In June last year, Securities and Exchange Commission (SEC) chairman Mary Schapiro indicated that the regulator would be kicking off research efforts into how best to move the US from Generally Accepted Accounting Principles (GAAP) to IFRS over the next few years. She also stated that that the regulator would commit to a timeline for migration this year: “I am confident that we continue to be on schedule for a Commission determination in 2011 about whether to incorporate IFRS into the financial reporting system for US issuers.” However, all is currently quiet on the Western front.
SEC staff is still working on executing a work plan, the results of which it said will aid the regulator in its evaluation of the impact that the use of IFRS by US companies would have on the US securities market. Included in this work is consideration of IFRS, as it exists today and after the completion of various “convergence projects” currently underway between US and international accounting standards setters.
The European Commission, however, is looking for more of a commitment from the SEC and has recently been suggesting that this uncertainty with regards to convergence with the rest of the world could impact the US’s international standing. The costs for European firms dealing with the US’s different reporting requirements has been cited as a problem in the past and sticking with GAAP is not in keeping with the G20 goals of closer cooperation and coordination.
The move to IFRS by the US will have a significant impact on the pricing and valuations functions of internationally active financial institutions and, in the short term, on US firms that must adopt the new standards. It could also have an impact on data standardisation work going on around tracking systemic risk, such as the adoption of a new legal entity identification code, and vice versa. The introduction of cost basis accounting, the concept of revaluation and an emphasis on fair value as part of IFRS are likely to compel the US government to take the next step of validating an entity’s cost basis revenues and the introduction of identification standards. It will not be cheap in the short term for those required to adapt their systems to meet the new requirements, but it could certainly bring down costs for international firms in the long term.

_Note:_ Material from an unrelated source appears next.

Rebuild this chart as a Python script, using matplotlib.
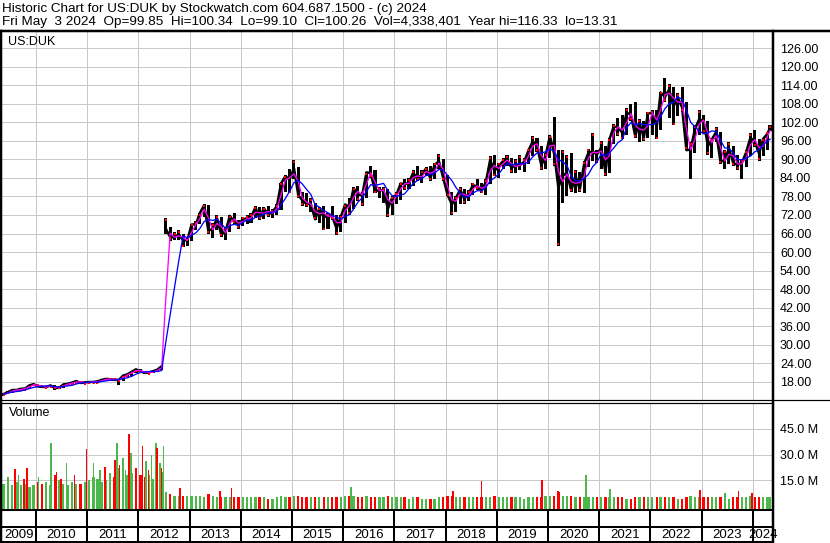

After all, global harmonisation would allow for a more consolidated approach to this function, however such a change would take time. The US regulator has said that it expects US companies would need approximately a four to five year timeframe to successfully implement a change in their financial reporting systems to incorporate IFRS. Therefore, if the regulator determines in 2011 to incorporate IFRS into the US financial reporting system, the first time that US companies would report under such a system would be no earlier than 2015.